Our Responsibility to Protect
On paper at least, we’ve now committed to the idea that with sovereignty, comes responsibility; a responsibility to protect civilians from genocide, war crimes, ethnic cleansing and crimes against humanity.
R2P and the preceding International Commission on Intervention and State Sovereignty (ICISS) was to be the answer to the question, “How should we respond to the inaction and muddled intervention in Kosovo (1999), Bosnia (1995), Rwanda (1994) and Somalia (1993).”
Here’s how it reads in the approved 2005 World Summit Outcome Document. The questions remains, how will it play out, if at all?
Excerpt on the ‘responsibility to protect’ from the 2005 World Summit Outcome Document, which was adopted by the General Assembly on October, 24, 2005.
138. Each individual State has the responsibility to protect its populations from genocide, war crimes, ethnic cleansing and crimes against humanity. This responsibility entails the prevention of such crimes, including their incitement, through appropriate and necessary means. We accept that responsibility and will act in accordance with it. The international community should, as appropriate, encourage and help States to exercise this responsibility and support the United Nations in establishing an early warning capability.

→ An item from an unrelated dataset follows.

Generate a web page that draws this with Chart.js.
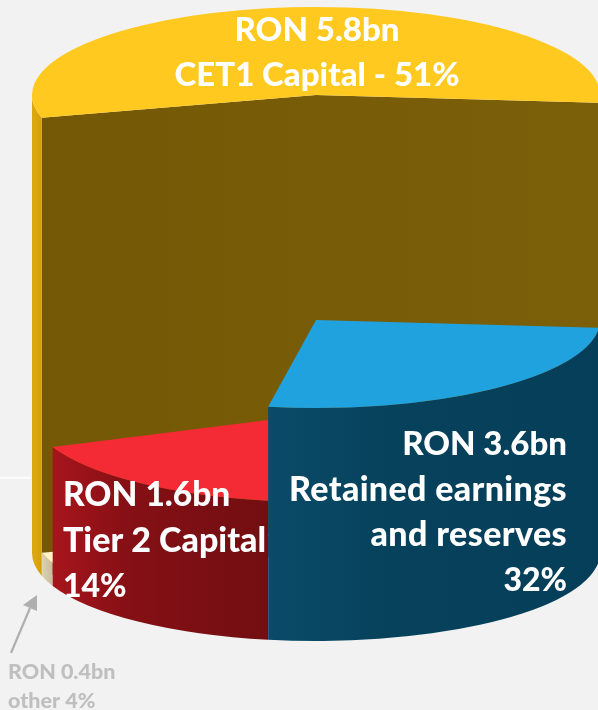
<!DOCTYPE html>
<html>
<head>
<meta charset="utf-8">
<script src="https://cdn.jsdelivr.net/npm/chart.js@4"></script>
<style>
html,body{margin:0;padding:0;background:#F2F2F2;overflow:hidden}
canvas{display:block}
</style>
</head>
<body>
<canvas id="c" width="598" height="710"></canvas>
<script>
// ---- data ----
const categories = ['CET1 Capital', 'Retained earnings and reserves', 'Tier 2 Capital', 'other'];
const amountsRonBn = [5.8, 3.6, 1.6, 0.4];
const sharesPct = [51, 32, 14, 4];
const columnHeights = [458, 233, 139, 23];

// ---- styles ----
const topColors = ['#FFC91F', '#1FA2DE', '#F42B35', '#FFF2C5'];
const wallStops = [
  ['#DCA80F', '#DCA80F', '#D49E0A'],
  ['#0A4B69', '#07425C', '#053E58'],
  ['#A8151C', '#851015', '#720E11'],
  ['#DDD5B4', '#D2CAA8', '#C6BE9C']
];
const FONT = 'Lato, "Open Sans", sans-serif';
const BASE_Y = 553, SQUASH = 88 / 284;
// Oblique view: where each slice boundary lands on the drawn ellipse (degrees, library angle -> view angle)
const viewKnots = [[165, 165], [348.16, 365], [461.84, 459.7], [512.37, 518], [525, 525]];

function toView(rad) {
  const d = rad * 180 / Math.PI;
  for (let i = 1; i < viewKnots.length; i++) {
    const [a0, b0] = viewKnots[i - 1], [a1, b1] = viewKnots[i];
    if (d <= a1 + 1e-6) return (b0 + (d - a0) / (a1 - a0) * (b1 - b0)) * Math.PI / 180;
  }
  return rad;
}

const pie3d = {
  id: 'pie3d',
  beforeDatasetsDraw(chart) {
    const ctx = chart.ctx;
    const arcs = chart.getDatasetMeta(0).data;
    // white rule behind the chart
    ctx.save();
    ctx.fillStyle = '#FFFFFF';
    ctx.fillRect(0, 477, 31, 1.5);
    ctx.restore();

    [0, 3, 2, 1].forEach(i => {
      const arc = arcs[i];
      const r = arc.outerRadius, ry = r * SQUASH;
      const a0 = toView(arc.startAngle), a1 = toView(arc.endAngle);
      const h = columnHeights[i];
      const topY = BASE_Y - h;
      const px = t => arc.x + r * Math.cos(t), py = (t, cy) => cy + ry * Math.sin(t);

      // cut faces of the tallest column
      if (i === 0) {
        const g = ctx.createLinearGradient(30, 0, 600, 0);
        g.addColorStop(0, '#745805');
        g.addColorStop(1, '#7B5F09');
        ctx.fillStyle = g;
        ctx.beginPath();
        ctx.moveTo(px(a0), py(a0, topY));
        ctx.lineTo(arc.x, topY);
        ctx.lineTo(px(a1), py(a1, topY));
        ctx.lineTo(px(a1), py(a1, BASE_Y));
        ctx.lineTo(arc.x, BASE_Y);
        ctx.lineTo(px(a0), py(a0, BASE_Y));
        ctx.closePath();
        ctx.fill();
      }

      // outer wall: only the front half of the ellipse is seen
      const f0 = a0;
      const f1 = i === 0 ? Math.PI : a1;
      const xA = px(f1), xB = px(f0);
      const wall = ctx.createLinearGradient(Math.min(xA, xB), 0, Math.max(xA, xB), 0);
      wall.addColorStop(0, wallStops[i][0]);
      wall.addColorStop(0.35, wallStops[i][1]);
      wall.addColorStop(1, wallStops[i][2]);
      ctx.fillStyle = wall;
      ctx.beginPath();
      ctx.ellipse(arc.x, topY, r, ry, 0, f0, f1, false);
      ctx.ellipse(arc.x, BASE_Y, r, ry, 0, f1, f0, true);
      ctx.closePath();
      ctx.fill();

      // top face: the library's own arc element, laid flat and lifted
      const keep = [arc.startAngle, arc.endAngle, arc.circumference];
      arc.startAngle = a0; arc.endAngle = a1; arc.circumference = a1 - a0;
      ctx.save();
      ctx.translate(arc.x, topY);
      ctx.scale(1, SQUASH);
      ctx.translate(-arc.x, -arc.y);
      arc.draw(ctx);
      ctx.restore();
      [arc.startAngle, arc.endAngle, arc.circumference] = keep;
    });
    return false;
  },
  afterDraw(chart) {
    const ctx = chart.ctx;
    const txt = (s, x, y, align, size, color, spacing) => {
      ctx.font = '900 ' + size + 'px ' + FONT;
      ctx.letterSpacing = (spacing || 0) + 'px';
      ctx.textAlign = align;
      ctx.textBaseline = 'alphabetic';
      ctx.fillStyle = color;
      ctx.fillText(s, x, y);
      ctx.letterSpacing = '0px';
    };
    const amt = i => 'RON ' + amountsRonBn[i].toFixed(1) + 'bn';
    const W = '#FFFFFF';
    txt(amt(0), 317, 41, 'center', 33, W);
    txt(categories[0] + ' - ' + sharesPct[0] + '%', 317, 86, 'center', 33, W);

    txt(amt(1), 567, 455, 'right', 33, W);
    txt('Retained earnings', 567, 501, 'right', 34, W, 0.35);
    txt('and reserves', 567, 546, 'right', 34, W, 0.4);
    txt(sharesPct[1] + '%', 567, 591, 'right', 32, W);

    txt(amt(2), 63, 506, 'left', 33.5, W);
    txt(categories[2], 63, 552, 'left', 34, W);
    txt(sharesPct[2] + '%', 63, 597, 'left', 32, W);

    txt(amt(3), 8, 679, 'left', 21.5, '#BFBFBF');
    txt(categories[3] + ' ' + sharesPct[3] + '%', 8, 708, 'left', 21.5, '#BFBFBF');

    // pointer arrow
    ctx.save();
    ctx.strokeStyle = '#AFAFAF';
    ctx.fillStyle = '#AFAFAF';
    ctx.lineWidth = 2.2;
    ctx.beginPath();
    ctx.moveTo(11, 653);
    ctx.lineTo(30, 608);
    ctx.stroke();
    ctx.beginPath();
    ctx.moveTo(37, 595);
    ctx.lineTo(23, 605);
    ctx.lineTo(37, 611);
    ctx.closePath();
    ctx.fill();
    ctx.restore();
  }
};

new Chart(document.getElementById('c'), {
  type: 'pie',
  data: {
    labels: categories,
    datasets: [{ data: amountsRonBn, backgroundColor: topColors, borderWidth: 0 }]
  },
  options: {
    responsive: false,
    animation: false,
    rotation: 255,
    radius: 284,
    layout: { padding: { left: 34 } },
    plugins: { legend: { display: false }, tooltip: { enabled: false } }
  },
  plugins: [pie3d]
});
</script>
</body>
</html>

139. The international community, through the United Nations, also has the responsibility to use appropriate diplomatic, humanitarian and other peaceful means, in accordance with Chapters VI and VIII of the Charter, to help protect populations from genocide, war crimes, ethnic cleansing and crimes against humanity. In this context, we are prepared to take collective action, in a timely and decisive manner, through the Security Council, in accordance with the Charter, including Chapter VII, on a case-by-case basis and in cooperation with relevant regional organizations as appropriate, should peaceful means be inadequate and national authorities manifestly fail to protect their populations from genocide, war crimes, ethnic cleansing and crimes against humanity. We stress the need for the General Assembly to continue consideration of the responsibility to protect populations from genocide, war crimes, ethnic cleansing and crimes against humanity and its implications, bearing in mind the principles of the Charter and international law. We also intend to commit ourselves, as necessary and appropriate, to helping States build capacity to protect their populations from genocide, war crimes, ethnic cleansing and crimes against humanity and to assisting those which are under stress before crises and conflicts break out.